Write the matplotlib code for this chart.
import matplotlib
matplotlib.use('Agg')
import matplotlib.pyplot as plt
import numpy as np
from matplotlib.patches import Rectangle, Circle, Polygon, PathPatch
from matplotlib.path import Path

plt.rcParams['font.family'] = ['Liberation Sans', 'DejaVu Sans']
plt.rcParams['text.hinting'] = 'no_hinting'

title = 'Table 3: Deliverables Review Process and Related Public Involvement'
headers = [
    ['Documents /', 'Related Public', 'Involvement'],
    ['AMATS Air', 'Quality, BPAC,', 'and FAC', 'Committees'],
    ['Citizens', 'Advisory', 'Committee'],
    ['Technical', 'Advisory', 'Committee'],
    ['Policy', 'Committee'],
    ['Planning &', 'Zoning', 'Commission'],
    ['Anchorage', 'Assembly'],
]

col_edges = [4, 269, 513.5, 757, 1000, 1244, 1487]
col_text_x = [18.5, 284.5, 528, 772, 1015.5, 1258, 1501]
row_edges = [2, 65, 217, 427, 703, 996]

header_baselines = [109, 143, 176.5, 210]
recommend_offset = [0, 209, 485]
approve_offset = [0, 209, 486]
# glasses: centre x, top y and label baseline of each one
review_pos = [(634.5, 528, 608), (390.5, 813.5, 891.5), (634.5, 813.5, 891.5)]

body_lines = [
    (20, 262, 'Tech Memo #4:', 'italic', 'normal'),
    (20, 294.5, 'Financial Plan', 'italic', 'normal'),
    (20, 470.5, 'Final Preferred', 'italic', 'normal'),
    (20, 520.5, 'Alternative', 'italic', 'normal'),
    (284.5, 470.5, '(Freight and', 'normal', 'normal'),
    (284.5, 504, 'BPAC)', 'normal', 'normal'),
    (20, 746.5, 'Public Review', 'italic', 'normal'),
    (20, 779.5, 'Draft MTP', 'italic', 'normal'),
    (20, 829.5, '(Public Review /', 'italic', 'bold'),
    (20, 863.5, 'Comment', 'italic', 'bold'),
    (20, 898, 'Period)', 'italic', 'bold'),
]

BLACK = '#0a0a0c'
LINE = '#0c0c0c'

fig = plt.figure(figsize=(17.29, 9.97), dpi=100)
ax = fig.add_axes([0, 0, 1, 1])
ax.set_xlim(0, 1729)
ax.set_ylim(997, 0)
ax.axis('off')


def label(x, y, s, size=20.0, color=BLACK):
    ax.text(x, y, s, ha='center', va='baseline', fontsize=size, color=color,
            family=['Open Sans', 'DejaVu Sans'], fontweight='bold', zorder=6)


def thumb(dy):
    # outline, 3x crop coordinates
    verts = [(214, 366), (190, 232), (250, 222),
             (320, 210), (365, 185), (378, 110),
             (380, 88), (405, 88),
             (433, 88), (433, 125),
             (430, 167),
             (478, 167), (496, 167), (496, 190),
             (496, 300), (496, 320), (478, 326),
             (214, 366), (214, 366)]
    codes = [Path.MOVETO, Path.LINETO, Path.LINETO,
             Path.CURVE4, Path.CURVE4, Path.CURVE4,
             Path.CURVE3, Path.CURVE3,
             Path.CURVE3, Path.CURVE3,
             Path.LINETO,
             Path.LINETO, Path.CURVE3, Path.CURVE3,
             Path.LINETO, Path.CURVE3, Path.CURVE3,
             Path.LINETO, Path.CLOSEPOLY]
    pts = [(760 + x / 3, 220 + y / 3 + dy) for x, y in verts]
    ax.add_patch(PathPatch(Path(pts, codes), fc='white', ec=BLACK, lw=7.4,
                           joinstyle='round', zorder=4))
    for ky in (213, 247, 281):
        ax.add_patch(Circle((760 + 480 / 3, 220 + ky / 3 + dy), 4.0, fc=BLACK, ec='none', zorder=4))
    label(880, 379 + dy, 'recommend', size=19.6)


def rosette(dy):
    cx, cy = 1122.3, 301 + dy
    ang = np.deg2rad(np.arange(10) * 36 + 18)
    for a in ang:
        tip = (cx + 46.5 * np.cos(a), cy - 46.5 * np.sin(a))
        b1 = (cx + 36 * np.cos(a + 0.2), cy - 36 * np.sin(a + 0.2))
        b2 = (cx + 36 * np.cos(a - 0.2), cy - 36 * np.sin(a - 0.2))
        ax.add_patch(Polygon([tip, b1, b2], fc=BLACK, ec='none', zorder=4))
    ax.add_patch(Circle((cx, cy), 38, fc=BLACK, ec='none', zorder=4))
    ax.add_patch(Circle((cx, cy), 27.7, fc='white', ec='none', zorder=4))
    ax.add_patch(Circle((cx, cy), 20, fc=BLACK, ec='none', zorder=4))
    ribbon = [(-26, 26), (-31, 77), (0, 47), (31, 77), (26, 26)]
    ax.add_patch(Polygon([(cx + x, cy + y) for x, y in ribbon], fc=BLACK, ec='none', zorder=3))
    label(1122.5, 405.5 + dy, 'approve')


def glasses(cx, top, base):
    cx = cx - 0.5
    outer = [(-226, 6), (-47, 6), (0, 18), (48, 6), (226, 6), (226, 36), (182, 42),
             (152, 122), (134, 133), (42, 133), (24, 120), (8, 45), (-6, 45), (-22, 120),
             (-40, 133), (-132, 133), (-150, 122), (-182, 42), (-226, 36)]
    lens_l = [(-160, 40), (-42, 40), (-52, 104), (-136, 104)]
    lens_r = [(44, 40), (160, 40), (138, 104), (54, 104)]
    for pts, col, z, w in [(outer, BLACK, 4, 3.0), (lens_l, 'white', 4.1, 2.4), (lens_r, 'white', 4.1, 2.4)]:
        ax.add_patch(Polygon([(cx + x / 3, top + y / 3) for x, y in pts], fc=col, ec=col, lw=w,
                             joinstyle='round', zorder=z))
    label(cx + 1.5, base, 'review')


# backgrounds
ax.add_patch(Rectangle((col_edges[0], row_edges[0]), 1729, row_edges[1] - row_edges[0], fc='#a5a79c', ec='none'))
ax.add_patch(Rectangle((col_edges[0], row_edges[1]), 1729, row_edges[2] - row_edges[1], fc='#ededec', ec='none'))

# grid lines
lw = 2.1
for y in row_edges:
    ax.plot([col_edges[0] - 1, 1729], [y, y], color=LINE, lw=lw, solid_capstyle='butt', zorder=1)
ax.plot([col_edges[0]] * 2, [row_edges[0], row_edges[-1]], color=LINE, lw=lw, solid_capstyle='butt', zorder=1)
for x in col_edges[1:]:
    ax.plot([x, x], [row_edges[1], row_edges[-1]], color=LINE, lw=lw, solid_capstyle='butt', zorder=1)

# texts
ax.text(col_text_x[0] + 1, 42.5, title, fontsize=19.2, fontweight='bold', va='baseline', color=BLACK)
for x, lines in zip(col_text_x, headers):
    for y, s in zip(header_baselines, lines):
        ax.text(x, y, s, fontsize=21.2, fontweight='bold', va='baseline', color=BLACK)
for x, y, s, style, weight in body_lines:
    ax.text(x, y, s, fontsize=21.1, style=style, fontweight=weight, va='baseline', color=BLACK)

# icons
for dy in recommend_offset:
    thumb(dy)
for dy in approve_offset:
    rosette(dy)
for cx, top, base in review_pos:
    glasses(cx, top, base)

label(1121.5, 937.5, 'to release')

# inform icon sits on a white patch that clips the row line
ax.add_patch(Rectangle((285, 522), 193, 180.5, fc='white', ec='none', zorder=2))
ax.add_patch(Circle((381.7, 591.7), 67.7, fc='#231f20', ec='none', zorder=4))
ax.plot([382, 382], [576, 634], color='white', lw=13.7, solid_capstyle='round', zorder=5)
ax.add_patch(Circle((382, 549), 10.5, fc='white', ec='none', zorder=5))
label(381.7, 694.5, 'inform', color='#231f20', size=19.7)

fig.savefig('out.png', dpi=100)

══════

-- Exercise --
Everything from the first line of the data through the line containing "plt.rcParams['text.hinting'] = 'no_hinting'" should be echoed exactly. Add nothing.

-- Expected output --
Write the matplotlib code for this chart.
import matplotlib
matplotlib.use('Agg')
import matplotlib.pyplot as plt
import numpy as np
from matplotlib.patches import Rectangle, Circle, Polygon, PathPatch
from matplotlib.path import Path

plt.rcParams['font.family'] = ['Liberation Sans', 'DejaVu Sans']
plt.rcParams['text.hinting'] = 'no_hinting'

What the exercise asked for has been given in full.